* [RECORDS SUPPLIED]
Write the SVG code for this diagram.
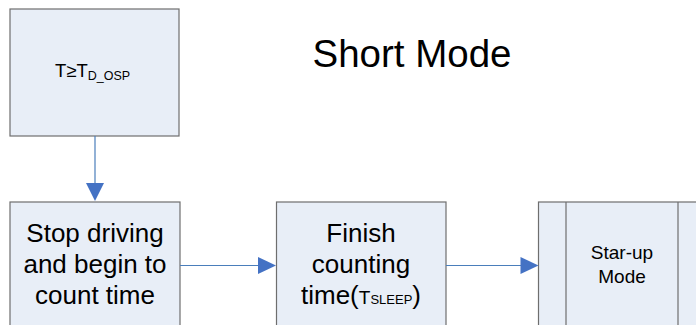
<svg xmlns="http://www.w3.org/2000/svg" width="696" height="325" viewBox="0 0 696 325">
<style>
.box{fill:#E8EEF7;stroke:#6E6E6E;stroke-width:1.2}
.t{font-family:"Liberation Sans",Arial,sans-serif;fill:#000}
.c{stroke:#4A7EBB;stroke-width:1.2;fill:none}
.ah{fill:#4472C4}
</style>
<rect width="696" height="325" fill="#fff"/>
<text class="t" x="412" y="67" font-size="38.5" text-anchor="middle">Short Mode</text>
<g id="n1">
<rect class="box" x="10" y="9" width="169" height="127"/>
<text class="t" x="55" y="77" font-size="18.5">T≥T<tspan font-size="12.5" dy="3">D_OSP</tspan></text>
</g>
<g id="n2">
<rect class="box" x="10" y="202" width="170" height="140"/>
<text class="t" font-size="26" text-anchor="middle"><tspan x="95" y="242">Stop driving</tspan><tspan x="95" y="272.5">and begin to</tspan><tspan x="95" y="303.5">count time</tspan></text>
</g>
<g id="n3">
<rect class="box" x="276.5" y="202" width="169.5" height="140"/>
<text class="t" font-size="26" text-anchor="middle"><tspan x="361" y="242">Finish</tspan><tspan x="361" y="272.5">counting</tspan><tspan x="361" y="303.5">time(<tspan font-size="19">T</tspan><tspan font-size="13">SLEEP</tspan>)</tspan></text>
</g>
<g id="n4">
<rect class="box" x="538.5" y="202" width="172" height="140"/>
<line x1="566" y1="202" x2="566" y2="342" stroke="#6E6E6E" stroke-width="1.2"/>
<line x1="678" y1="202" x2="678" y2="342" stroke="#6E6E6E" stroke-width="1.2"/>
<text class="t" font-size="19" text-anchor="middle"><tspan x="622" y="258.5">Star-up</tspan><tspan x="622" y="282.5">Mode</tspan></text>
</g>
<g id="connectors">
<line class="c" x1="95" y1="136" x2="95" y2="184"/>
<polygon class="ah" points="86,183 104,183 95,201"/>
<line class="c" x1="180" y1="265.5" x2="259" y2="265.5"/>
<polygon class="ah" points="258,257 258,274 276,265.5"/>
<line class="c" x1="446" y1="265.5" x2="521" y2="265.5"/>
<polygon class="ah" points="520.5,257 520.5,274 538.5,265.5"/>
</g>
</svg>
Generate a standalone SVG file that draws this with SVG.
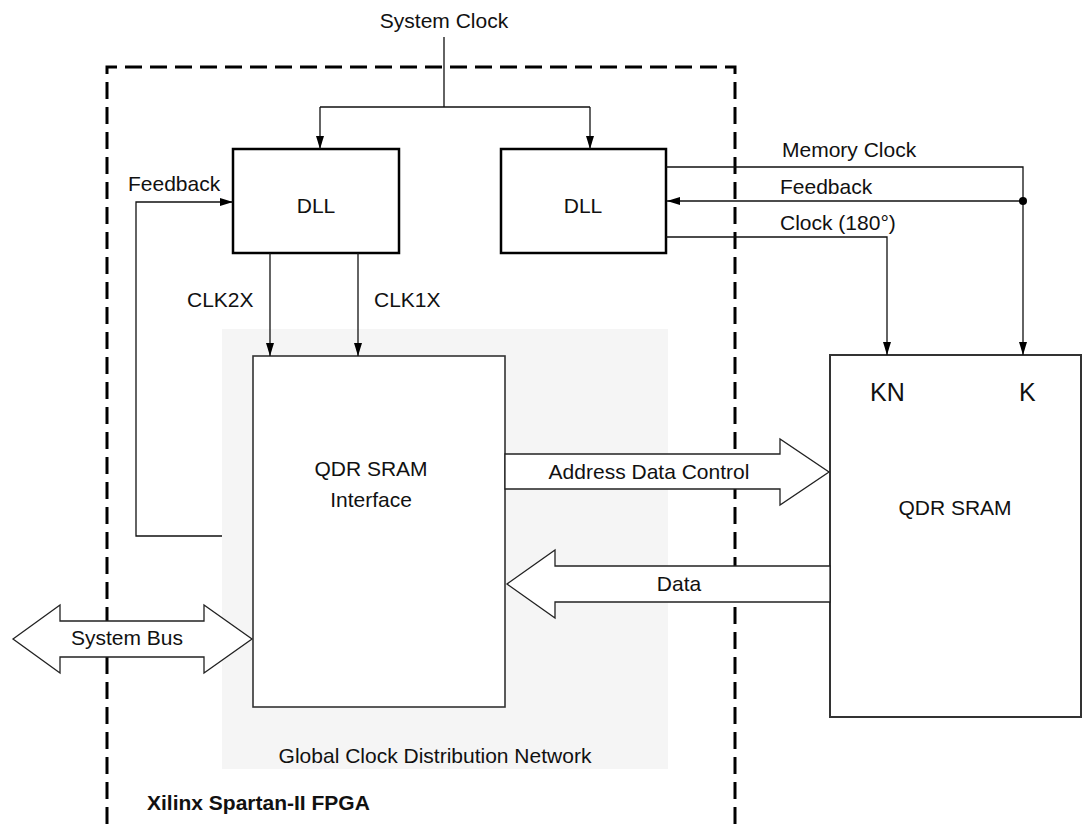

* [WORK TO BE COMPLETED] Write out the records above exactly as they stand, leaving out every picture.

* [WRITTEN SOLUTION]
Write the SVG code for this diagram.
<svg xmlns="http://www.w3.org/2000/svg" width="696" height="325" viewBox="0 0 696 325">
<style>
.box{fill:#E8EEF7;stroke:#6E6E6E;stroke-width:1.2}
.t{font-family:"Liberation Sans",Arial,sans-serif;fill:#000}
.c{stroke:#4A7EBB;stroke-width:1.2;fill:none}
.ah{fill:#4472C4}
</style>
<rect width="696" height="325" fill="#fff"/>
<text class="t" x="412" y="67" font-size="38.5" text-anchor="middle">Short Mode</text>
<g id="n1">
<rect class="box" x="10" y="9" width="169" height="127"/>
<text class="t" x="55" y="77" font-size="18.5">T≥T<tspan font-size="12.5" dy="3">D_OSP</tspan></text>
</g>
<g id="n2">
<rect class="box" x="10" y="202" width="170" height="140"/>
<text class="t" font-size="26" text-anchor="middle"><tspan x="95" y="242">Stop driving</tspan><tspan x="95" y="272.5">and begin to</tspan><tspan x="95" y="303.5">count time</tspan></text>
</g>
<g id="n3">
<rect class="box" x="276.5" y="202" width="169.5" height="140"/>
<text class="t" font-size="26" text-anchor="middle"><tspan x="361" y="242">Finish</tspan><tspan x="361" y="272.5">counting</tspan><tspan x="361" y="303.5">time(<tspan font-size="19">T</tspan><tspan font-size="13">SLEEP</tspan>)</tspan></text>
</g>
<g id="n4">
<rect class="box" x="538.5" y="202" width="172" height="140"/>
<line x1="566" y1="202" x2="566" y2="342" stroke="#6E6E6E" stroke-width="1.2"/>
<line x1="678" y1="202" x2="678" y2="342" stroke="#6E6E6E" stroke-width="1.2"/>
<text class="t" font-size="19" text-anchor="middle"><tspan x="622" y="258.5">Star-up</tspan><tspan x="622" y="282.5">Mode</tspan></text>
</g>
<g id="connectors">
<line class="c" x1="95" y1="136" x2="95" y2="184"/>
<polygon class="ah" points="86,183 104,183 95,201"/>
<line class="c" x1="180" y1="265.5" x2="259" y2="265.5"/>
<polygon class="ah" points="258,257 258,274 276,265.5"/>
<line class="c" x1="446" y1="265.5" x2="521" y2="265.5"/>
<polygon class="ah" points="520.5,257 520.5,274 538.5,265.5"/>
</g>
</svg>
Generate a standalone SVG file that draws this with SVG.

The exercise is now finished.